* Begin *
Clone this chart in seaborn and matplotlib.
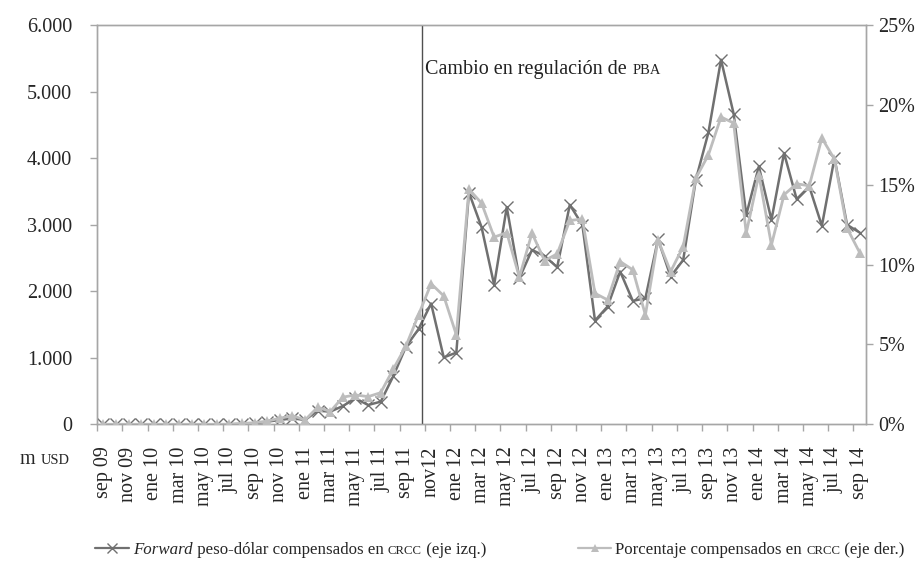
import numpy as np
import pandas as pd
import matplotlib
matplotlib.use("Agg")
import matplotlib.pyplot as plt
import seaborn as sns
from matplotlib.ticker import FuncFormatter, FixedLocator
from matplotlib.lines import Line2D
from matplotlib.offsetbox import TextArea, HPacker, DrawingArea, AnchoredOffsetbox

# datos mensuales sep 09 - sep 14
forward = [0, 0, 0, 0, 0, 0, 0, 0, 0, 0, 2,
           5, 15, 40, 65, 90, 65, 205, 190, 275, 390, 290, 340, 725, 1165,
           1430, 1815, 1005, 1077, 3483, 2963, 2095, 3263, 2195, 2620, 2530,
           2360, 3298, 2997, 1558, 1770, 2295, 1854, 1895, 2780, 2220, 2470,
           3674, 4385, 5478, 4666, 3147, 3874, 3072, 4075, 3383, 3573, 2982,
           4000, 2997, 2881]
porcentaje = [0, 0, 0, 0, 0, 0, 0, 0, 0, 0, 0,
              0.05, 0.1, 0.2, 0.38, 0.54, 0.27, 1.07, 0.8, 1.7, 1.84, 1.73,
              1.98, 3.46, 4.9, 6.85, 8.8, 8.04, 5.6, 14.72, 13.85, 11.72, 12.0,
              9.21, 11.97, 10.25, 10.67, 12.76, 12.85, 8.2, 7.79, 10.19, 9.67,
              6.85, 11.55, 9.56, 11.13, 15.41, 16.87, 19.24, 18.86, 11.97,
              15.62, 11.23, 14.37, 15.06, 14.93, 17.92, 16.6, 12.28, 10.75]
etiquetas = ["sep 09", "nov 09", "ene 10", "mar 10", "may 10", "jul 10",
             "sep 10", "nov 10", "ene 11", "mar 11", "may 11", "jul 11",
             "sep 11", "nov12", "ene 12", "mar 12", "may 12", "jul 12",
             "sep 12", "nov 12", "ene 13", "mar 13", "may 13", "jul 13",
             "sep 13", "nov 13", "ene 14", "mar 14", "may 14", "jul 14",
             "sep 14"]
cambio_pba = 25.3  # posicion de la linea vertical (entre oct 11 y nov 11)

df = pd.DataFrame({"mes": np.arange(len(forward)), "forward": forward,
                   "porcentaje": porcentaje})

sns.set_theme(style="white")
plt.rcParams["font.family"] = ["Liberation Serif", "DejaVu Serif"]

gris_osc = "#707070"
gris_cla = "#bdbdbd"
gris_eje = "#a6a6a6"
fs = 14.5

fig = plt.figure(figsize=(9.16, 5.68), dpi=100)
ax = fig.add_axes([0.106, 0.253, 0.8394, 0.703])
ax2 = ax.twinx()

sns.lineplot(data=df, x="mes", y="forward", ax=ax, color=gris_osc, lw=1.8,
             marker="x", markersize=8, markeredgewidth=1.0,
             markeredgecolor=gris_osc, zorder=3)
sns.lineplot(data=df, x="mes", y="porcentaje", ax=ax2, color=gris_cla, lw=2,
             marker="^", markersize=7, markeredgewidth=0,
             markerfacecolor=gris_cla, zorder=3)

ax.set_xlim(-0.5, len(forward) - 0.5)
ax.set_ylim(0, 6000)
ax2.set_ylim(0, 25)
ax.set_yticks(np.arange(0, 6001, 1000))
ax2.set_yticks(np.arange(0, 26, 5))
ax.yaxis.set_major_formatter(FuncFormatter(lambda v, p: f"{int(v):,}".replace(",", ".")))
ax2.yaxis.set_major_formatter(FuncFormatter(lambda v, p: f"{int(v)}%"))

ax.xaxis.set_major_locator(FixedLocator(df["mes"].values[::2]))
ax.set_xticklabels(etiquetas, rotation=90, fontsize=fs)
ax.xaxis.set_minor_locator(FixedLocator(np.arange(-0.5, len(forward), 2)))
ax.tick_params(axis="x", which="major", length=0, pad=16)
ax.tick_params(axis="x", which="minor", length=5, width=1, color=gris_eje,
               direction="out", bottom=True)
ax.tick_params(axis="y", length=5, width=1, color=gris_eje, direction="out",
               labelsize=fs, pad=13, left=True)
ax2.tick_params(axis="y", length=5, width=1, color=gris_eje, direction="out",
                labelsize=fs, pad=4, right=True)
ax.set_xlabel("")
ax.set_ylabel("")
ax2.set_ylabel("")

for a in (ax, ax2):
    for s in a.spines.values():
        s.set_color(gris_eje)
        s.set_linewidth(1)

ax.axvline(cambio_pba, color="#505050", lw=1, zorder=4)

# texto de la linea vertical, con PBA en versalitas
txt = HPacker(children=[TextArea("Cambio en regulación de ", textprops=dict(fontsize=fs, color="#222222")),
                        TextArea("PBA", textprops=dict(fontsize=fs * 0.72, color="#222222"))],
              align="baseline", pad=0, sep=0)
ab = AnchoredOffsetbox(loc="center left", child=txt, frameon=False, pad=0,
                       bbox_to_anchor=(cambio_pba + 0.25, 5330), bbox_transform=ax.transData,
                       borderpad=0)
ax.add_artist(ab)

# unidad del eje izquierdo
unidad = HPacker(children=[TextArea("m ", textprops=dict(fontsize=fs)),
                           TextArea("USD", textprops=dict(fontsize=fs * 0.72))],
                 align="baseline", pad=0, sep=0)
fig.add_artist(AnchoredOffsetbox(loc="center left", child=unidad, frameon=False,
                                 pad=0, borderpad=0, bbox_to_anchor=(0.022, 1 - 459 / 568),
                                 bbox_transform=fig.transFigure))

# leyenda
fl = 12.2


def manija(marker, color, ms, mew):
    da = DrawingArea(24, 10, 0, 0)
    da.add_artist(Line2D([0, 24], [4, 4], color=color, lw=1.6))
    da.add_artist(Line2D([12], [4], marker=marker, color=color, ms=ms, mew=mew))
    return da


piezas = [manija("x", gris_osc, 7, 1), TextArea(" ", textprops=dict(fontsize=fl)),
          TextArea("Forward", textprops=dict(fontsize=fl, style="italic")),
          TextArea(" peso-dólar compensados en ", textprops=dict(fontsize=fl)),
          TextArea("CRCC", textprops=dict(fontsize=fl * 0.75)),
          TextArea(" (eje izq.)", textprops=dict(fontsize=fl)),
          DrawingArea(66, 1, 0, 0),
          manija("^", gris_cla, 6, 0), TextArea(" ", textprops=dict(fontsize=fl)),
          TextArea("Porcentaje compensados en ", textprops=dict(fontsize=fl)),
          TextArea("CRCC", textprops=dict(fontsize=fl * 0.75)),
          TextArea(" (eje der.)", textprops=dict(fontsize=fl))]
ley = HPacker(children=piezas, align="baseline", pad=0, sep=0)
fig.add_artist(AnchoredOffsetbox(loc="center", child=ley, frameon=False, pad=0,
                                 borderpad=0, bbox_to_anchor=(0.546, 1 - 549 / 568),
                                 bbox_transform=fig.transFigure))

fig.savefig("out.png", dpi=100)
* End *
» Your task
Leave out the pictures and repeat exactly the lines from the start of the material through the line that contains "from matplotlib.offsetbox import", both included.

» Task answer
Clone this chart in seaborn and matplotlib.
import numpy as np
import pandas as pd
import matplotlib
matplotlib.use("Agg")
import matplotlib.pyplot as plt
import seaborn as sns
from matplotlib.ticker import FuncFormatter, FixedLocator
from matplotlib.lines import Line2D
from matplotlib.offsetbox import TextArea, HPacker, DrawingArea, AnchoredOffsetbox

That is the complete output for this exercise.